When Debbie states that “Phil is right” it is hard not to agree with her. I have been reading and following the writings of Philip Giraldi for years and have not yet found him be to be wrong, or even questionable in his assessments.
Yet again with the obvious conclusion that there are no winners with the exception of the very few. I consider that this tiny majority now has the ball rolling in their direction. What the world has to do is to stop its progress and the poster below this article is one way to do it. Let’s make it appear on every publication, forcing naive people to ask ‘what does that mean?’.
Simple really. We must get involved or watch it all go down the sink, “it” being values, standard of living, freedom and self respect. Everyone must be aware of how Israelis betray their allies and must see the golden prize of the USA well within their reach, which they have manipulated and as they have been doing for 50 years, courtesy of weak Presidents and corrupt politicians, thick on the ground in the corrupt Congress.
Thanks for bringing the Charlie Rose interview to us. I have always considered that there was more to the Syria story than we were seeing. Assad may have some failings but in the interview he comes across as rational. One gets the impression that there are dirty fingers in the mix, somewhere.

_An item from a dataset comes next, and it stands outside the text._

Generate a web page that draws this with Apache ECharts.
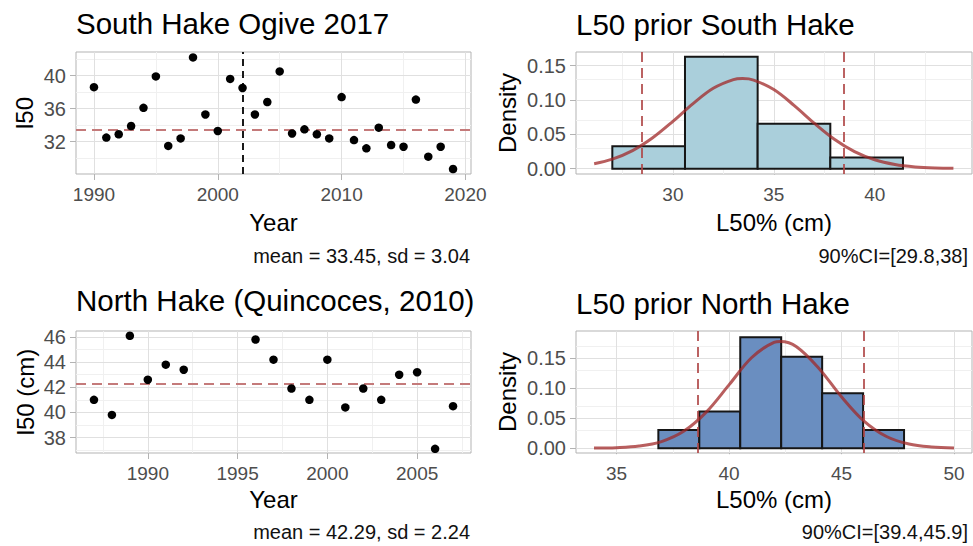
<!DOCTYPE html>
<html>
<head>
<meta charset="utf-8">
<title>Hake L50 priors</title>
<script src="https://cdn.jsdelivr.net/npm/echarts@6/dist/echarts.min.js"></script>
<style>
  html, body { margin: 0; padding: 0; background: #ffffff; }
  #chart { width: 973px; height: 546px; }
</style>
</head>
<body>
<div id="chart"></div>
<script>
// ---- South hake ogive (L50 by year) ----
const southYears = [1990, 1991, 1992, 1993, 1994, 1995, 1996, 1997, 1998, 1999,
                    2000, 2001, 2002, 2003, 2004, 2005, 2006, 2007, 2008, 2009,
                    2010, 2011, 2012, 2013, 2014, 2015, 2016, 2017, 2018, 2019];
const southL50 = [38.6, 32.5, 32.9, 33.9, 36.1, 39.9, 31.5, 32.4, 42.2, 35.3,
                  33.3, 39.6, 38.5, 35.3, 36.8, 40.5, 33.0, 33.5, 32.9, 32.4,
                  37.4, 32.2, 31.2, 33.7, 31.6, 31.4, 37.1, 30.2, 31.4, 28.7];
const southMean = 33.45;
const southSd = 3.04;
const southBreakYear = 2002;

// ---- South hake L50 prior (histogram + fitted density) ----
const southBinStart = [27.0, 30.6, 34.2, 37.8];
const southBinEnd = [30.6, 34.2, 37.8, 41.4];
const southDensity = [0.0327, 0.1630, 0.0654, 0.0163];
const southCurveX = [26.1, 27, 28, 29, 30, 31, 32, 33, 33.45, 34, 35, 36, 37, 38, 39, 40, 41, 42, 43, 43.9];
const southCurveY = [0.0071, 0.0138, 0.0263, 0.0450, 0.0689, 0.0948, 0.1171, 0.1298, 0.1312, 0.1291,
                     0.1152, 0.0923, 0.0663, 0.0428, 0.0248, 0.0129, 0.0060, 0.0025, 0.0009, 0.0004];
const southCI = [28.45, 38.45];
const southCIText = '90%CI=[29.8,38]';

// ---- North hake (Quincoces, 2010) ----
const northYears = [1987, 1988, 1989, 1990, 1991, 1992, 1996, 1997, 1998, 1999,
                    2000, 2001, 2002, 2003, 2004, 2005, 2006, 2007];
const northL50 = [41.0, 39.8, 46.1, 42.6, 43.8, 43.4, 45.8, 44.2, 41.9, 41.0,
                  44.2, 40.4, 41.9, 41.0, 43.0, 43.2, 37.1, 40.5];
const northMean = 42.29;
const northSd = 2.24;

// ---- North hake L50 prior ----
const northBinStart = [36.86, 38.68, 40.50, 42.32, 44.14, 45.96];
const northBinEnd = [38.68, 40.50, 42.32, 44.14, 45.96, 47.78];
const northDensity = [0.0305, 0.0611, 0.1850, 0.1526, 0.0916, 0.0305];
const northCurveX = [34, 35, 36, 37, 38, 39, 40, 41, 42, 42.29, 43, 44, 45, 46, 47, 48, 49, 50];
const northCurveY = [0.0002, 0.0009, 0.0035, 0.0110, 0.0285, 0.0606, 0.1056, 0.1509, 0.1766, 0.1781,
                     0.1694, 0.1331, 0.0857, 0.0452, 0.0195, 0.0069, 0.0020, 0.0005];
const northCI = [38.60, 45.97];
const northCIText = '90%CI=[39.4,45.9]';

// ---- Axis ticks and minor grid positions ----
const southYearTicks = [1990, 2000, 2010, 2020];
const southYearMinor = [1995, 2005, 2015];
const southL50Ticks = [32, 36, 40];
const southL50Minor = [30, 34, 38, 42];
const southLenTicks = [30, 35, 40];
const southLenMinor = [27.5, 32.5, 37.5, 42.5];
const densityTicks = [0, 0.05, 0.10, 0.15];
const southDensityMinor = [0.025, 0.075, 0.125];
const northYearTicks = [1990, 1995, 2000, 2005];
const northYearMinor = [1987.5, 1992.5, 1997.5, 2002.5, 2007.5];
const northL50Ticks = [38, 40, 42, 44, 46];
const northL50Minor = [37, 39, 41, 43, 45];
const northLenTicks = [35, 40, 45, 50];
const northLenMinor = [37.5, 42.5, 47.5];
const northDensityMinor = [0.025, 0.075, 0.125, 0.175];

const FONT = "'Liberation Sans', Arial, sans-serif";
const TICK_GREY = '#4d4d4d';
const BORDER = '#b3b3b3';
const MAJOR_GRID = '#e0e0e0';
const MINOR_GRID = '#f0f0f0';
const MEAN_RED = '#c47a7a';
const CURVE_RED = 'rgba(160, 40, 40, 0.75)';
const CI_RED = 'rgba(175, 70, 70, 0.85)';

const grids = [
  { left: 76,  top: 52,  width: 395, height: 122 },
  { left: 576, top: 52,  width: 396, height: 122 },
  { left: 76,  top: 331, width: 395, height: 122 },
  { left: 576, top: 331, width: 396, height: 122 }
].map(g => Object.assign({ show: true, borderColor: BORDER, borderWidth: 1, backgroundColor: 'transparent', containLabel: false }, g));

function axis(gi, dim, min, max, ticks, fmt) {
  const isX = dim === 'x';
  return {
    type: 'value', gridIndex: gi, min: min, max: max, scale: true,
    axisLine: { show: false },
    axisTick: { show: true, customValues: ticks, length: 6, lineStyle: { color: BORDER, width: 1 } },
    axisLabel: {
      show: true, customValues: ticks, color: TICK_GREY, fontFamily: FONT,
      fontSize: isX ? 19 : 20, margin: isX ? 11 : 10,
      formatter: fmt || (v => String(v)), showMinLabel: true, showMaxLabel: true
    },
    splitLine: { show: false },
    minorSplitLine: { show: false }
  };
}

// light panel grid: minor lines between the labelled ones
function gridLines(gi, xMajor, xMinor, yMajor, yMinor) {
  const minor = { color: MINOR_GRID, width: 1, type: 'solid' };
  const major = { color: MAJOR_GRID, width: 1, type: 'solid' };
  const data = []
    .concat(xMinor.map(v => ({ xAxis: v, lineStyle: minor })))
    .concat(yMinor.map(v => ({ yAxis: v, lineStyle: minor })))
    .concat(xMajor.map(v => ({ xAxis: v, lineStyle: major })))
    .concat(yMajor.map(v => ({ yAxis: v, lineStyle: major })));
  return {
    type: 'line', xAxisIndex: gi, yAxisIndex: gi, data: [], z: 1, silent: true,
    markLine: { z: 1, silent: true, symbol: ['none', 'none'], label: { show: false }, animation: false, data: data }
  };
}

function refLines(gi, lines, z) {
  return {
    type: 'line', xAxisIndex: gi, yAxisIndex: gi, data: [], z: z, silent: true,
    markLine: { z: z, silent: true, symbol: ['none', 'none'], label: { show: false }, animation: false, data: lines }
  };
}

function histogram(gi, starts, ends, dens, fill) {
  return {
    type: 'custom', xAxisIndex: gi, yAxisIndex: gi, z: 2, silent: true,
    data: starts.map((s, i) => [s, ends[i], dens[i]]),
    encode: { x: [0, 1], y: 2 },
    renderItem: function (params, api) {
      const p0 = api.coord([api.value(0), api.value(2)]);
      const p1 = api.coord([api.value(1), 0]);
      return {
        type: 'rect',
        shape: { x: p0[0], y: p0[1], width: p1[0] - p0[0], height: p1[1] - p0[1] },
        style: { fill: fill, stroke: '#161616', lineWidth: 2 }
      };
    }
  };
}

function points(gi, xs, ys) {
  return {
    type: 'scatter', xAxisIndex: gi, yAxisIndex: gi, z: 4, silent: true,
    symbolSize: 8.5, itemStyle: { color: '#000000', opacity: 1 },
    data: xs.map((x, i) => [x, ys[i]])
  };
}

function curve(gi, xs, ys) {
  return {
    type: 'line', xAxisIndex: gi, yAxisIndex: gi, z: 4, silent: true,
    showSymbol: false, smooth: 0.35,
    lineStyle: { color: CURVE_RED, width: 3 },
    data: xs.map((x, i) => [x, ys[i]])
  };
}

const densFmt = v => v.toFixed(2);

function txt(x, y, text, size, opts) {
  opts = opts || {};
  const align = opts.align || 'left';
  return {
    type: 'text', x: x, y: y, rotation: opts.rotation || 0, silent: true, z: 10,
    style: {
      text: text, font: size + 'px ' + FONT, fill: opts.color || '#000000',
      textAlign: align, align: align, textVerticalAlign: 'middle', verticalAlign: 'middle'
    }
  };
}

const option = {
  animation: false,
  backgroundColor: '#ffffff',
  grid: grids,
  xAxis: [
    axis(0, 'x', 1988.55, 2020.45, southYearTicks),
    axis(1, 'x', 25.2, 44.82, southLenTicks),
    axis(2, 'x', 1986, 2008, northYearTicks),
    axis(3, 'x', 33.2, 50.8, northLenTicks)
  ],
  yAxis: [
    axis(0, 'y', 28.1, 42.85, southL50Ticks),
    axis(1, 'y', -0.0078, 0.170, densityTicks, densFmt),
    axis(2, 'y', 36.77, 46.48, northL50Ticks),
    axis(3, 'y', -0.008, 0.1955, densityTicks, densFmt)
  ],
  series: [
    gridLines(0, southYearTicks, southYearMinor, southL50Ticks, southL50Minor),
    gridLines(1, southLenTicks, southLenMinor, densityTicks, southDensityMinor),
    gridLines(2, northYearTicks, northYearMinor, northL50Ticks, northL50Minor),
    gridLines(3, northLenTicks, northLenMinor, densityTicks, northDensityMinor),

    // top-left: yearly L50, mean line and 2002 break
    refLines(0, [
      { yAxis: southMean, lineStyle: { color: MEAN_RED, width: 2, type: [10, 6] } },
      { xAxis: southBreakYear, lineStyle: { color: '#1a1a1a', width: 2, type: [7, 5] } }
    ], 3),
    points(0, southYears, southL50),

    // top-right: prior histogram
    histogram(1, southBinStart, southBinEnd, southDensity, '#aacfdb'),
    curve(1, southCurveX, southCurveY),
    refLines(1, southCI.map(v => ({ xAxis: v, lineStyle: { color: CI_RED, width: 2, type: [10, 6] } })), 5),

    // bottom-left: north yearly L50
    refLines(2, [
      { yAxis: northMean, lineStyle: { color: MEAN_RED, width: 2, type: [10, 6] } }
    ], 3),
    points(2, northYears, northL50),

    // bottom-right: north prior histogram
    histogram(3, northBinStart, northBinEnd, northDensity, '#6a8ec0'),
    curve(3, northCurveX, northCurveY),
    refLines(3, northCI.map(v => ({ xAxis: v, lineStyle: { color: CI_RED, width: 2, type: [10, 6] } })), 5)
  ],
  graphic: [
    txt(76, 23, 'South Hake Ogive 2017', 29.5),
    txt(576, 24, 'L50 prior South Hake', 29.5),
    txt(76, 300, 'North Hake (Quincoces, 2010)', 29.5),
    txt(576, 303, 'L50 prior North Hake', 29.5),

    txt(24, 113, 'l50', 24, { align: 'center', rotation: Math.PI / 2 }),
    txt(507, 113, 'Density', 24, { align: 'center', rotation: Math.PI / 2 }),
    txt(25, 392, 'l50 (cm)', 24, { align: 'center', rotation: Math.PI / 2 }),
    txt(507, 392, 'Density', 24, { align: 'center', rotation: Math.PI / 2 }),

    txt(273.5, 222, 'Year', 24, { align: 'center' }),
    txt(774, 222, 'L50% (cm)', 24, { align: 'center' }),
    txt(273.5, 499, 'Year', 24, { align: 'center' }),
    txt(774, 499, 'L50% (cm)', 24, { align: 'center' }),

    txt(470, 256, 'mean = ' + southMean.toFixed(2) + ', sd = ' + southSd.toFixed(2), 20, { align: 'right', color: '#111111' }),
    txt(968, 256, southCIText, 20, { align: 'right', color: '#111111' }),
    txt(470, 532, 'mean = ' + northMean.toFixed(2) + ', sd = ' + northSd.toFixed(2), 20, { align: 'right', color: '#111111' }),
    txt(968, 532, northCIText, 20, { align: 'right', color: '#111111' })
  ]
};

const chart = echarts.init(document.getElementById('chart'), null, { renderer: 'svg' });
chart.setOption(option);
</script>
</body>
</html>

One guess is all you get.
I don’t understand… Why does everyone ignore Seymour Hersh’s article from the New Yorker way back in 2008 that leaked the Bush Administration’s expenditure of $70+ million a year for efforts to overthrow the Iranian government?
“Begun” – I guess 30 years of trying to explode a country’s economy from halfway around the world via bullying tactics in what is supposed to be a world body, preceded by centuries of imperialism, are not “wars” per se.
To the Iranians, we’ve been under siege since the Arab conquest of our people. It’s so bad that many of the older generation refuse to believe Iran has “ever been conquered”. Ya ok. Last I checked, my peoples didn’t invent the Arabic script we use. The Shahnameh was both proof that we were conquered and that we had a culture that was too old to be conquered at the same time. So, with one book, Ferdowsi emphatically summarized the essence of Iranianism and reminded us all of who we were and our culture at a time when it was being outlawed to be us.
And we have not actually recovered from THAT period. We can keep going forward and backward to give things a proper context. But, as far as Iran goes, we’ve had stooges lead us for centuries with blips and burps in between. There were very few who actually put their foot down. The others were pretty much indefensible.
One thing rings true eternal:
HE WHO LIVES BY THE SWORD
WILL DIE BY THE SWORD
ya, and one more thing. a war requires two sides. what has Iran done to the US?
List it !
Iran did manage to humiliate our “second” worst president ever. If that doesn’t represent reason enough to start WWIII, (a few decades later) then what will the rest of the “civilized world” think of US?